Being friends with Russia is never easy, even in normal times, but maintaining a wartime alliance with Russia is a frustrating and exhausting endeavor. In December, French Ambassador Maurice Paléologue was forced to circumvent the Tsar’s War Minister to confirm alarming reports of material shortages on the Eastern Front — shortages already incurring human wave attacks without rifles and long dry spells of artillery ammunition in some units. Russia’s high command is now concerned with an energy crisis, one that the Tsar has sought to answer by shutting down the state vodka monopoly. Meanwhile, only the Tsar’s armies are attacking all three adversaries at once.
Today, Russian Foreign Minister Sergei Sazonov is trying to close a deal for the Dardanelles Strait, the Hellespont, and the ancient Byzantine capital of Constantinople — as well as land on both sides, reaching as far as 120 miles into Asia Minor, with their allies free to share in the spoils as the Ottoman Empire is vanquished and carved up. Since the 17th Century, Tsars have dreamed of controlling Russian access to the Mediterranean, and Nicholas II feels a genuine sense of messianic mission about it. Indeed, the lack of a warm-water port is a major hindrance to Russian trade at precisely the moment she most needs to export and import her way through multiple material crises. Rumors of an attack to seize control of these territories built support for the idea in the middle and upper classes, who intuitively understood the stakes, and representatives in the Duma first called openly for changes to the balance of power in the straits on February 9th.
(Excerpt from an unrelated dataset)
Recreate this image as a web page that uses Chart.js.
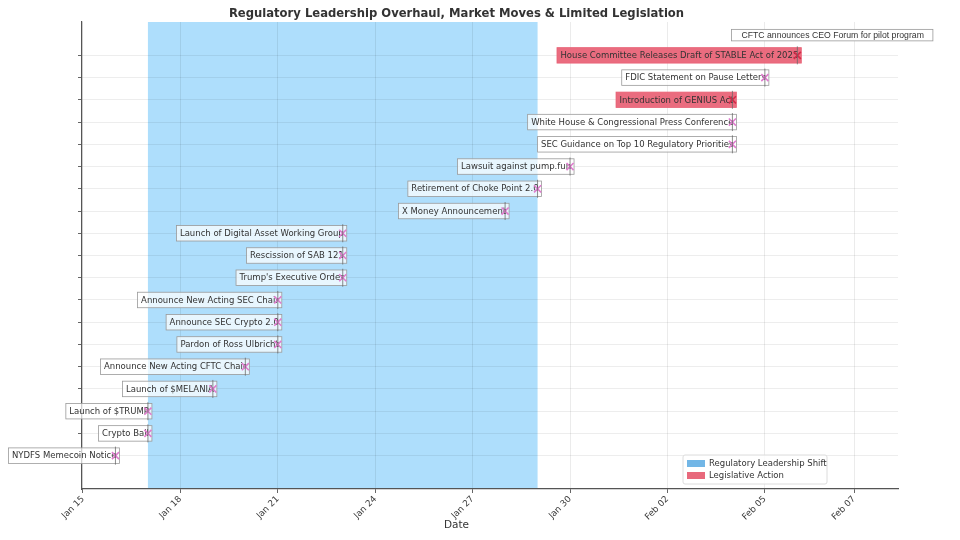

Sazonov first asked Britain and France to attack Turkey in late December. At the time, he did not know that the British War Cabinet was already weighing options in the Eastern Mediterranean, including the Dardanelles. But as British intentions became clear, Sazonov began to consider more and more expansive demands, becoming even more insistent as his allies have actually begun trying to force their way through to Constantinople. Driven by public and private interest, he found some resistance in the Stavka (General Staff), so Sazonov held a private meeting two weeks ago with the former Ambassador to the Sublime Porte and Adjutant-General Alexei Kuropatkin, the honorably-defeated Russian Army commander in their 1904 war with Japan. Whereas proposals for internationalization of the straits predated the war and were considered again, that meeting built consensus within the royal court for an all-or-nothing approach. Emboldened, two days ago Sazonov had his ambassadors in Paris and London transmit his war aims as demands — and communicate a threat to resign his office, abandon the alliance, and pursue a separate peace with Germany in the Duma if they refuse.
It is a classic case of Aesop’s fable about counting chickens before they are hatched. One uniting feature of all this speculation, correspondence, and diplomacy is that it all refers to Istanbul as Constantinople.
Today, an op-ed in the Timaru Herald speaks for common wisdom throughout the British Empire, where more than a century of state policy enforced by arms has opposed Russian control of the straits. But with ‘the sick man of Europe’ apparently on his deathbed, the new policy is to murder the Ottoman Empire and carve it up.
The days of Constantinople as a Turkish capital may be said to be almost numbered, and it is not surprising that the question of what will be done with the great city at the conclusion of the war has caused no small discussion in the British Press. The conclusion is growing that it will be handed over to Russia, and the statement made by Mr Asquith, that the British Government has the fullest sympathy with Russia’s aspirations for a port on the pen sea, appears significant in this connection. British policy was opposed for generations to this aspiration of our present ally, but it is not easy to understand now why it should have been so. With her enormous territory Russia is under no temptation, and she has never shown the slightest disposition, to nourish those dreams of world conquest which have proved disastrous to the German nation. Her possession of Constantinople would not menace us as German Fleets across the “narrow seas” would do, even if she had the same ambitions as the Germans.
[…] It will be a strange irony of history if, after the British and French fought sixty years ago to keep Constantinople from the Russians, the result of their present alliance should be to give it to them, but the consistency of history is a small matter.
Meanwhile, the Dardanelles offensive is already creating new spinoff crises throughout the region. Opposed to any Russian dominion in the contested straits, Bulgaria seethes with resentment. In Athens, King Constantine I — whose very name reflects a national dream of controlling Constantinople — forces the resignation of Prime Minister Elefthérios Venizélos, whose majority in the Chamber of Deputies favors war. Dissolving this parliament, Constantine creates a political crisis even as British and French ships make free use of Greek harbors and anchorages to assault the Dardanelles. His delaying tactics of elections and power struggles outlast Bulgarian patience.
Meanwhile, Turkish reinforcements stream into the peninsula, where the allies have yet to recognize the need for landings in force. Despite promises, no Russian troops will ever be spared to campaign for the straits. Even with the eventual defeat of the Ottoman Empire, Turkish nationalists will rally around Mustafa Kemal Atatürk — a hero of the victory at Gallipoli — to prevent the permanent division of their nation. Thereafter, they will insist that the rest of the world refer to Constantinople by its Turkish name: Istanbul.